City Hall and St. Paul's By-The-Sea

OCEAN CITY, Md. - St. Paul's by-the-Sea Episcopal Church has officially filed a lawsuit alleging the Ocean City mayor Rick Meehan and the city council are violating its First Amendment rights over the church's overnight shelter for local homeless people. 

The lawsuit, filed in U.S. District Court, claims Ocean City’s enforcement actions violate the First Amendment and the federal Religious Land Use and Institutionalized Persons Act. The church is asking a judge to block the town from continuing enforcement, declare the citations invalid and award attorneys’ fees.

This comes after the town issued a $1,000 citation on June 8 to the church's reverend, Jill Williams.

“It was time to file for federal protection because we are being fined $1,000 a day since June 8th for having the shelter open,” Williams said. “The reason that those fines are not appropriate is because the zoning laws cannot prohibit us from carrying out our faith.”

Williams said the church views sheltering people as part of its religious mission, citing the Gospel of Matthew.

“We are following the gospel passage of Matthew chapter 25, where Christ compels us to feed the hungry and shelter the stranger,” Williams said. “That is the church’s mission, has always been, and we are living out the faith that we preach.”

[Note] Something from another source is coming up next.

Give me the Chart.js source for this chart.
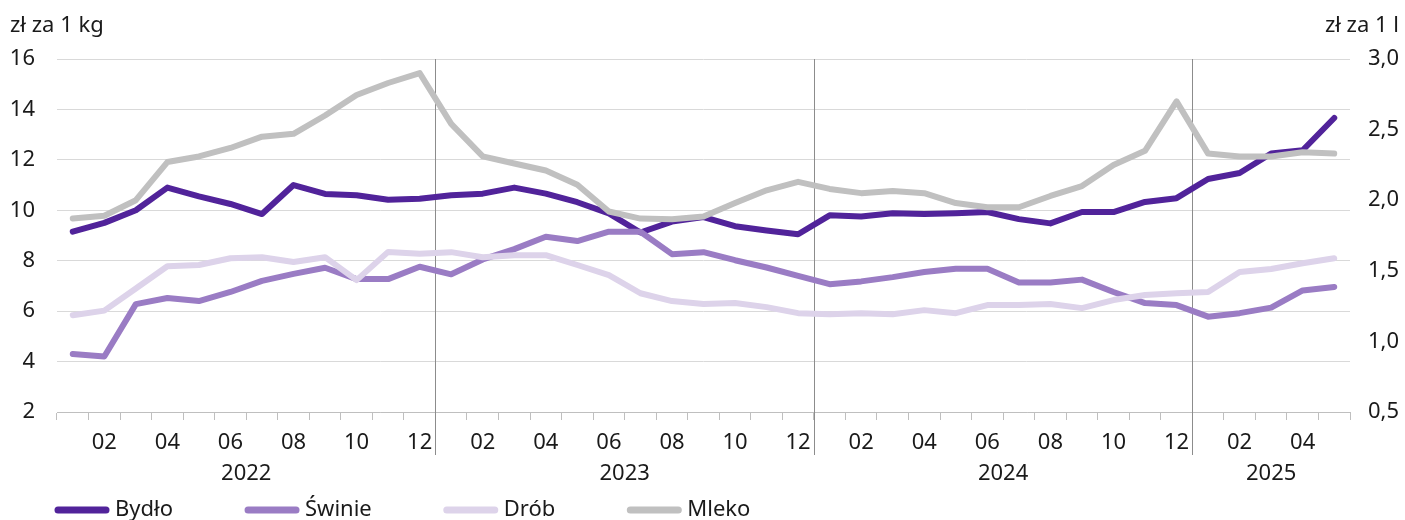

The church details its months-long fight with the town in the lawsuit, saying the church originally started allowing homeless people to sleep in tents on the church grounds after a 2025 town ordinance banned people from sleeping in public places in Ocean City for more than 24 hours. The church says Ocean City then ordered the church to stop allowing people to sleep in tents and "to move its homeless wards inside the Church." St. Paul's by-the-Sea says they agreed and asked for time to meet fire code provisions and take safety measures, moving its homeless guest inside by April 1 this year. 

Williams said she does not believe there was a zoning application for the church to submit.

“We are still a church and we are still using the building, as the church has always used the building, to help the needy,” Williams said. “So this is just an expected use for use of a church building.”

Williams said the church purchased bunk beds and created an overnight shelter setup inside its outreach space. She said the church worked with the fire marshal, including changing the smoke detector sound to a lower frequency and spacing the beds and aisles as directed.

“We were in compliance and we made sure that the aisles and the spaces between the beds were the correct distance that they gave us,” Williams said.

Williams said the church typically shelters about 25 to 35 people overnight, far below the fire marshal capacity for the space. She also said the citations were issued to her and the church’s senior warden personally, rather than to the church itself.

“I have people walking across the street from City Hall, and finding both myself and the senior warden of our church,” Williams said. “They did not give the church a citation. They gave me personally a citation and him personally a citation.”

Ocean City officials said they cannot comment on the specifics of active litigation.

In a statement, City Manager Terry McGean said the town has a history of supporting programs and services for individuals experiencing homelessness, including financial and other support for Diakonia in West Ocean City and support for the Worcester County Homeless Outreach Team.

McGean said the town also has a responsibility to ensure that properties and facilities follow zoning, building, occupancy and safety codes.

“Code provisions are applied consistently to all properties in Ocean City in order to protect the health, safety, and welfare of both occupants and the broader community,” McGean said.

The lawsuit now puts the disagreement before a federal judge, who will be asked to weigh the church’s religious freedom claims against the town’s position that it is enforcing local code requirements.